**TASK STATEMENT**
Output the material beneath this task exactly, images excluded.

**GIVEN INFORMATION**
————————

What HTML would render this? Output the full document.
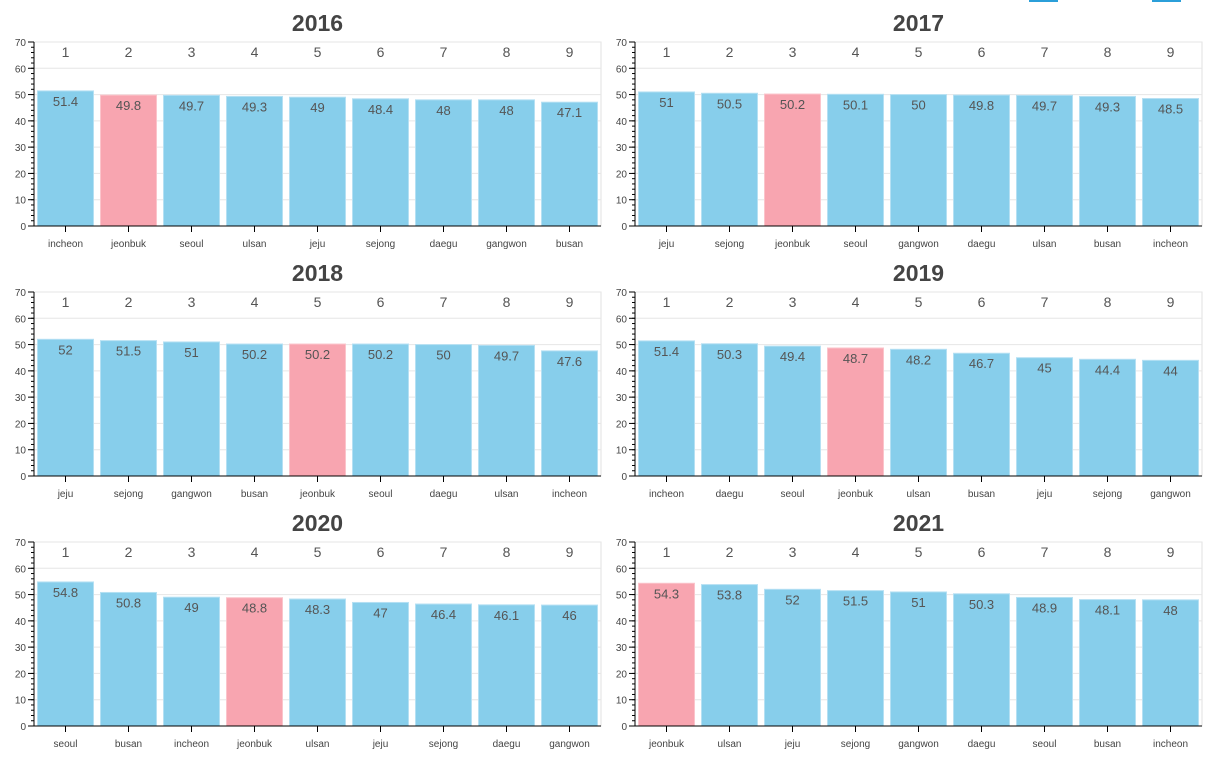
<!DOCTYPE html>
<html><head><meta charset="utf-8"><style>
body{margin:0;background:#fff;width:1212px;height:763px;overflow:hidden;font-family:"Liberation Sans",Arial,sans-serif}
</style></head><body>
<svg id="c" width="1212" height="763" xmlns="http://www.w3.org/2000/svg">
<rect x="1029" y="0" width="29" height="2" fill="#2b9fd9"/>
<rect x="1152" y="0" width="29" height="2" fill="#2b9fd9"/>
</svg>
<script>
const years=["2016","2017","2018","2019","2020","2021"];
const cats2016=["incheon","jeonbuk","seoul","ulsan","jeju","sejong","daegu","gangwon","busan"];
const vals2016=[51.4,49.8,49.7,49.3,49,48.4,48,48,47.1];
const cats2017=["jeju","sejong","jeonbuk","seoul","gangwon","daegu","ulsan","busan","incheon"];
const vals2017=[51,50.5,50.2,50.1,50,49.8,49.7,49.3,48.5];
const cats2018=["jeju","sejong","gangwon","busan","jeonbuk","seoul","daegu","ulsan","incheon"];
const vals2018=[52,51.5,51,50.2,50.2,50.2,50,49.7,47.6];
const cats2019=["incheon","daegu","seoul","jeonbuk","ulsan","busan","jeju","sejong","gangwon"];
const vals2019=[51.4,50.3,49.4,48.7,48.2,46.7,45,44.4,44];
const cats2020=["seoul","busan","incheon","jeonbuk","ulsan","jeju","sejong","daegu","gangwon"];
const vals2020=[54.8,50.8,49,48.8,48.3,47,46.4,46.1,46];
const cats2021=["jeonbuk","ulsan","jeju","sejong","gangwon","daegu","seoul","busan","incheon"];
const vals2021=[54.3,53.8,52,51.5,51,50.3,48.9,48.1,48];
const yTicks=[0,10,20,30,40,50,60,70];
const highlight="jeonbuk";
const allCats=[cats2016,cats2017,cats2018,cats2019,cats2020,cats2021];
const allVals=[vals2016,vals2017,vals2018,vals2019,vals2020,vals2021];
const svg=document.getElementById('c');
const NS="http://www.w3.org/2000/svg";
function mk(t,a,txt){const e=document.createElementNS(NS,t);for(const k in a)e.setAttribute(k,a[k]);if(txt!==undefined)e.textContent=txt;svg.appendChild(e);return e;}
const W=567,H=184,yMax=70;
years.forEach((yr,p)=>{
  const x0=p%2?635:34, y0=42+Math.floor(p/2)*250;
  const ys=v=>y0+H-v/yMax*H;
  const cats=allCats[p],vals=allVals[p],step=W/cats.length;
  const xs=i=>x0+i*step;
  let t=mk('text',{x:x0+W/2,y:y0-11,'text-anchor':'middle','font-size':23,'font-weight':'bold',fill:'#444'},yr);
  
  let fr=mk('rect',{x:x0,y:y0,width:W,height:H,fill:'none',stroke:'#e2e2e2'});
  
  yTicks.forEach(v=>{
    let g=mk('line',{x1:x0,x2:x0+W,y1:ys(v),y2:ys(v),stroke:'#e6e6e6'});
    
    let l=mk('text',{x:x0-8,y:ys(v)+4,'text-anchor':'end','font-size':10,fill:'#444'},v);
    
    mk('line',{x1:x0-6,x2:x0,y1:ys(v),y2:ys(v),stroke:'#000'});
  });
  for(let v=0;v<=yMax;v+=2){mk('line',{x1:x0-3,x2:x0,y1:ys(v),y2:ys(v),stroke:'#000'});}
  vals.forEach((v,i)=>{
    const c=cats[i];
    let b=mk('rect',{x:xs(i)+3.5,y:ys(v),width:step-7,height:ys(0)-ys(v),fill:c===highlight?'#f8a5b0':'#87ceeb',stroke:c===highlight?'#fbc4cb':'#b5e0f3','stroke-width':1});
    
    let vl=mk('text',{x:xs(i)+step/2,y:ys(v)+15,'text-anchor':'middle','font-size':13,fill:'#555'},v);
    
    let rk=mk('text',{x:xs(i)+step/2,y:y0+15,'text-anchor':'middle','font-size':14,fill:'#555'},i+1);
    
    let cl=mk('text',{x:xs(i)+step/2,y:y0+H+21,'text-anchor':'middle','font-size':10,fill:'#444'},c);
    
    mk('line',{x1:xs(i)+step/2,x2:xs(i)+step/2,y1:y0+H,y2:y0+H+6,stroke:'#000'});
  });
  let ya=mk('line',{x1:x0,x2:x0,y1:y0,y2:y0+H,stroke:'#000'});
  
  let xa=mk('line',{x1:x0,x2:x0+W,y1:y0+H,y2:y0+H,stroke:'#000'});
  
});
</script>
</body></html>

————————

**SOLUTION**
What HTML would render this? Output the full document.
<!DOCTYPE html>
<html><head><meta charset="utf-8"><style>
body{margin:0;background:#fff;width:1212px;height:763px;overflow:hidden;font-family:"Liberation Sans",Arial,sans-serif}
</style></head><body>
<svg id="c" width="1212" height="763" xmlns="http://www.w3.org/2000/svg">
<rect x="1029" y="0" width="29" height="2" fill="#2b9fd9"/>
<rect x="1152" y="0" width="29" height="2" fill="#2b9fd9"/>
</svg>
<script>
const years=["2016","2017","2018","2019","2020","2021"];
const cats2016=["incheon","jeonbuk","seoul","ulsan","jeju","sejong","daegu","gangwon","busan"];
const vals2016=[51.4,49.8,49.7,49.3,49,48.4,48,48,47.1];
const cats2017=["jeju","sejong","jeonbuk","seoul","gangwon","daegu","ulsan","busan","incheon"];
const vals2017=[51,50.5,50.2,50.1,50,49.8,49.7,49.3,48.5];
const cats2018=["jeju","sejong","gangwon","busan","jeonbuk","seoul","daegu","ulsan","incheon"];
const vals2018=[52,51.5,51,50.2,50.2,50.2,50,49.7,47.6];
const cats2019=["incheon","daegu","seoul","jeonbuk","ulsan","busan","jeju","sejong","gangwon"];
const vals2019=[51.4,50.3,49.4,48.7,48.2,46.7,45,44.4,44];
const cats2020=["seoul","busan","incheon","jeonbuk","ulsan","jeju","sejong","daegu","gangwon"];
const vals2020=[54.8,50.8,49,48.8,48.3,47,46.4,46.1,46];
const cats2021=["jeonbuk","ulsan","jeju","sejong","gangwon","daegu","seoul","busan","incheon"];
const vals2021=[54.3,53.8,52,51.5,51,50.3,48.9,48.1,48];
const yTicks=[0,10,20,30,40,50,60,70];
const highlight="jeonbuk";
const allCats=[cats2016,cats2017,cats2018,cats2019,cats2020,cats2021];
const allVals=[vals2016,vals2017,vals2018,vals2019,vals2020,vals2021];
const svg=document.getElementById('c');
const NS="http://www.w3.org/2000/svg";
function mk(t,a,txt){const e=document.createElementNS(NS,t);for(const k in a)e.setAttribute(k,a[k]);if(txt!==undefined)e.textContent=txt;svg.appendChild(e);return e;}
const W=567,H=184,yMax=70;
years.forEach((yr,p)=>{
  const x0=p%2?635:34, y0=42+Math.floor(p/2)*250;
  const ys=v=>y0+H-v/yMax*H;
  const cats=allCats[p],vals=allVals[p],step=W/cats.length;
  const xs=i=>x0+i*step;
  let t=mk('text',{x:x0+W/2,y:y0-11,'text-anchor':'middle','font-size':23,'font-weight':'bold',fill:'#444'},yr);
  
  let fr=mk('rect',{x:x0,y:y0,width:W,height:H,fill:'none',stroke:'#e2e2e2'});
  
  yTicks.forEach(v=>{
    let g=mk('line',{x1:x0,x2:x0+W,y1:ys(v),y2:ys(v),stroke:'#e6e6e6'});
    
    let l=mk('text',{x:x0-8,y:ys(v)+4,'text-anchor':'end','font-size':10,fill:'#444'},v);
    
    mk('line',{x1:x0-6,x2:x0,y1:ys(v),y2:ys(v),stroke:'#000'});
  });
  for(let v=0;v<=yMax;v+=2){mk('line',{x1:x0-3,x2:x0,y1:ys(v),y2:ys(v),stroke:'#000'});}
  vals.forEach((v,i)=>{
    const c=cats[i];
    let b=mk('rect',{x:xs(i)+3.5,y:ys(v),width:step-7,height:ys(0)-ys(v),fill:c===highlight?'#f8a5b0':'#87ceeb',stroke:c===highlight?'#fbc4cb':'#b5e0f3','stroke-width':1});
    
    let vl=mk('text',{x:xs(i)+step/2,y:ys(v)+15,'text-anchor':'middle','font-size':13,fill:'#555'},v);
    
    let rk=mk('text',{x:xs(i)+step/2,y:y0+15,'text-anchor':'middle','font-size':14,fill:'#555'},i+1);
    
    let cl=mk('text',{x:xs(i)+step/2,y:y0+H+21,'text-anchor':'middle','font-size':10,fill:'#444'},c);
    
    mk('line',{x1:xs(i)+step/2,x2:xs(i)+step/2,y1:y0+H,y2:y0+H+6,stroke:'#000'});
  });
  let ya=mk('line',{x1:x0,x2:x0,y1:y0,y2:y0+H,stroke:'#000'});
  
  let xa=mk('line',{x1:x0,x2:x0+W,y1:y0+H,y2:y0+H,stroke:'#000'});
  
});
</script>
</body></html>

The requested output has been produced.